> Directive:
Go through the listing and set it down exactly, leaving out its pictures.
────────────────────
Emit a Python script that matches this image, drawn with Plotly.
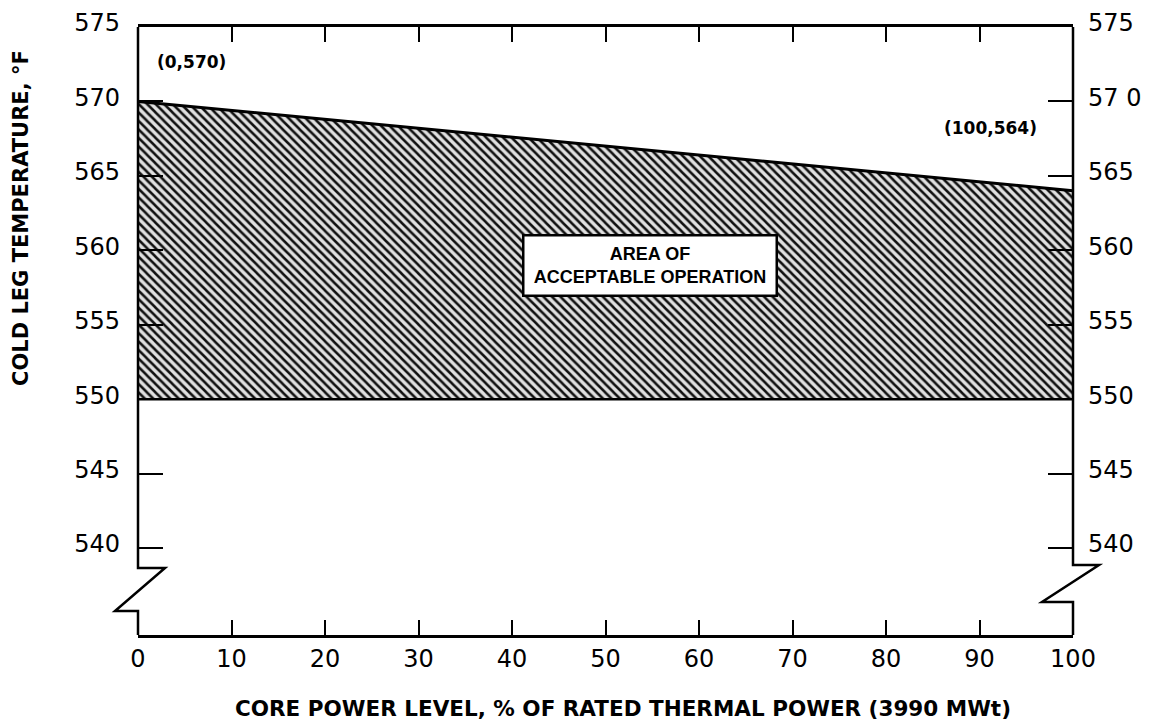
import plotly.graph_objects as go

# ---- data ----
power_pct = [0, 100]                 # core power, % RTP
upper_limit_F = [570, 564]           # upper bound of acceptable Tcold
lower_limit_F = [550, 550]           # lower bound
x_ticks = list(range(0, 101, 10))
y_ticks = list(range(540, 576, 5))
y_tick_text_left = [str(v) for v in y_ticks]
y_tick_text_right = ["540", "545", "550", "555", "560", "565", "57 0", "575"]

X_RANGE = [0, 100]
Y_RANGE = [534.16, 575]

OFF = 8  # browser body margin
W, H = 1151 - OFF, 723 - OFF
ML, MR, MT, MB = 138 - OFF, 78, 27 - OFF, 88
PW, PH = W - ML - MR, H - MT - MB

def xp(px):  # screen pixel x -> paper
    return (px - OFF - ML) / PW

def yp(py):  # screen pixel y -> paper
    return (H + OFF - MB - py) / PH

fig = go.Figure()

fig.add_trace(go.Scatter(
    x=power_pct, y=lower_limit_F, mode="lines",
    line=dict(color="black", width=2.5), showlegend=False, hoverinfo="skip"))
fig.add_trace(go.Scatter(
    x=power_pct, y=upper_limit_F, mode="lines", fill="tonexty",
    fillcolor="rgba(0,0,0,0)",
    fillpattern=dict(shape="\\", size=6, solidity=0.42,
                     fgcolor="#111111", bgcolor="#e0e0e0", fillmode="replace"),
    line=dict(color="black", width=3), showlegend=False, hoverinfo="skip"))
# dummy trace for right axis
fig.add_trace(go.Scatter(x=[None], y=[None], yaxis="y2", showlegend=False))

tickfont = dict(family="DejaVu Sans", size=24, color="black")

fig.update_layout(
    width=W, height=H,
    margin=dict(l=ML, r=MR, t=MT, b=MB, autoexpand=False),
    paper_bgcolor="white", plot_bgcolor="white",
    xaxis=dict(range=X_RANGE, tickvals=x_ticks, ticks="inside", ticklen=15,
               tickwidth=2, tickcolor="black", showline=True, linewidth=2.5,
               linecolor="black", mirror="ticks", showgrid=False, zeroline=False,
               tickfont=tickfont, ticklabelstandoff=0, automargin=False),
    yaxis=dict(range=Y_RANGE, tickvals=y_ticks, ticktext=y_tick_text_left,
               ticks="inside", ticklen=25, tickwidth=2, tickcolor="black",
               showline=False, showgrid=False, zeroline=False, automargin=False,
               tickfont=tickfont, ticklabelstandoff=17, ticklabelshift=-4),
    yaxis2=dict(range=Y_RANGE, tickvals=y_ticks, ticktext=y_tick_text_right,
                overlaying="y", side="right", automargin=False,
                ticks="inside", ticklen=25, tickwidth=2, tickcolor="black",
                showline=False, showgrid=False, zeroline=False,
                tickfont=tickfont, ticklabelstandoff=14, ticklabelshift=-4),
)

# axis lines with breaks (drawn in paper space)
def zig_path(x0px, top_break_py, out_dx, in_dx, bot_break_py):
    xa = xp(x0px)
    pts = [
        (xa, 1.0),
        (xa, yp(top_break_py)),
        (xp(x0px + out_dx), yp(top_break_py)),
        (xp(x0px + in_dx), yp(bot_break_py)),
        (xa, yp(bot_break_py)),
        (xa, 0.0),
    ]
    return "M " + " L ".join(f"{a:.5f},{b:.5f}" for a, b in pts)

fig.add_shape(type="path", xref="paper", yref="paper",
              path=zig_path(138, 568, 27, -23, 611),
              line=dict(color="black", width=2.5))
fig.add_shape(type="path", xref="paper", yref="paper",
              path=zig_path(138 + PW, 565, 26, -31, 602),
              line=dict(color="black", width=2.5))

def note(text, px, py, **kw):
    fig.add_annotation(text=text, x=xp(px), y=yp(py), xref="paper", yref="paper",
                       xanchor="center", yanchor="middle", showarrow=False, **kw)

note("<b>(0,570)</b>", 191, 62, font=dict(family="DejaVu Sans", size=17, color="black"))
note("<b>(100,564)</b>", 990, 128, font=dict(family="DejaVu Sans", size=17, color="black"))
note("<b>AREA OF<br>ACCEPTABLE OPERATION</b>", 650, 265,
     width=251, height=58, borderpad=0, bgcolor="white", bordercolor="black",
     borderwidth=2.5, font=dict(family="Liberation Sans", size=18, color="black"))
note("<b>COLD LEG TEMPERATURE, °F</b>", 21, 218, textangle=-90,
     font=dict(family="DejaVu Sans", size=21, color="black"))
note("<b>CORE POWER LEVEL, % OF RATED THERMAL POWER (3990 MWt)</b>", 623, 708,
     font=dict(family="DejaVu Sans", size=21.5, color="black"))

fig.write_html("out.html")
────────────────────
> Correct result:
Emit a Python script that matches this image, drawn with Plotly.
import plotly.graph_objects as go

# ---- data ----
power_pct = [0, 100]                 # core power, % RTP
upper_limit_F = [570, 564]           # upper bound of acceptable Tcold
lower_limit_F = [550, 550]           # lower bound
x_ticks = list(range(0, 101, 10))
y_ticks = list(range(540, 576, 5))
y_tick_text_left = [str(v) for v in y_ticks]
y_tick_text_right = ["540", "545", "550", "555", "560", "565", "57 0", "575"]

X_RANGE = [0, 100]
Y_RANGE = [534.16, 575]

OFF = 8  # browser body margin
W, H = 1151 - OFF, 723 - OFF
ML, MR, MT, MB = 138 - OFF, 78, 27 - OFF, 88
PW, PH = W - ML - MR, H - MT - MB

def xp(px):  # screen pixel x -> paper
    return (px - OFF - ML) / PW

def yp(py):  # screen pixel y -> paper
    return (H + OFF - MB - py) / PH

fig = go.Figure()

fig.add_trace(go.Scatter(
    x=power_pct, y=lower_limit_F, mode="lines",
    line=dict(color="black", width=2.5), showlegend=False, hoverinfo="skip"))
fig.add_trace(go.Scatter(
    x=power_pct, y=upper_limit_F, mode="lines", fill="tonexty",
    fillcolor="rgba(0,0,0,0)",
    fillpattern=dict(shape="\\", size=6, solidity=0.42,
                     fgcolor="#111111", bgcolor="#e0e0e0", fillmode="replace"),
    line=dict(color="black", width=3), showlegend=False, hoverinfo="skip"))
# dummy trace for right axis
fig.add_trace(go.Scatter(x=[None], y=[None], yaxis="y2", showlegend=False))

tickfont = dict(family="DejaVu Sans", size=24, color="black")

fig.update_layout(
    width=W, height=H,
    margin=dict(l=ML, r=MR, t=MT, b=MB, autoexpand=False),
    paper_bgcolor="white", plot_bgcolor="white",
    xaxis=dict(range=X_RANGE, tickvals=x_ticks, ticks="inside", ticklen=15,
               tickwidth=2, tickcolor="black", showline=True, linewidth=2.5,
               linecolor="black", mirror="ticks", showgrid=False, zeroline=False,
               tickfont=tickfont, ticklabelstandoff=0, automargin=False),
    yaxis=dict(range=Y_RANGE, tickvals=y_ticks, ticktext=y_tick_text_left,
               ticks="inside", ticklen=25, tickwidth=2, tickcolor="black",
               showline=False, showgrid=False, zeroline=False, automargin=False,
               tickfont=tickfont, ticklabelstandoff=17, ticklabelshift=-4),
    yaxis2=dict(range=Y_RANGE, tickvals=y_ticks, ticktext=y_tick_text_right,
                overlaying="y", side="right", automargin=False,
                ticks="inside", ticklen=25, tickwidth=2, tickcolor="black",
                showline=False, showgrid=False, zeroline=False,
                tickfont=tickfont, ticklabelstandoff=14, ticklabelshift=-4),
)

# axis lines with breaks (drawn in paper space)
def zig_path(x0px, top_break_py, out_dx, in_dx, bot_break_py):
    xa = xp(x0px)
    pts = [
        (xa, 1.0),
        (xa, yp(top_break_py)),
        (xp(x0px + out_dx), yp(top_break_py)),
        (xp(x0px + in_dx), yp(bot_break_py)),
        (xa, yp(bot_break_py)),
        (xa, 0.0),
    ]
    return "M " + " L ".join(f"{a:.5f},{b:.5f}" for a, b in pts)

fig.add_shape(type="path", xref="paper", yref="paper",
              path=zig_path(138, 568, 27, -23, 611),
              line=dict(color="black", width=2.5))
fig.add_shape(type="path", xref="paper", yref="paper",
              path=zig_path(138 + PW, 565, 26, -31, 602),
              line=dict(color="black", width=2.5))

def note(text, px, py, **kw):
    fig.add_annotation(text=text, x=xp(px), y=yp(py), xref="paper", yref="paper",
                       xanchor="center", yanchor="middle", showarrow=False, **kw)

note("<b>(0,570)</b>", 191, 62, font=dict(family="DejaVu Sans", size=17, color="black"))
note("<b>(100,564)</b>", 990, 128, font=dict(family="DejaVu Sans", size=17, color="black"))
note("<b>AREA OF<br>ACCEPTABLE OPERATION</b>", 650, 265,
     width=251, height=58, borderpad=0, bgcolor="white", bordercolor="black",
     borderwidth=2.5, font=dict(family="Liberation Sans", size=18, color="black"))
note("<b>COLD LEG TEMPERATURE, °F</b>", 21, 218, textangle=-90,
     font=dict(family="DejaVu Sans", size=21, color="black"))
note("<b>CORE POWER LEVEL, % OF RATED THERMAL POWER (3990 MWt)</b>", 623, 708,
     font=dict(family="DejaVu Sans", size=21.5, color="black"))

fig.write_html("out.html")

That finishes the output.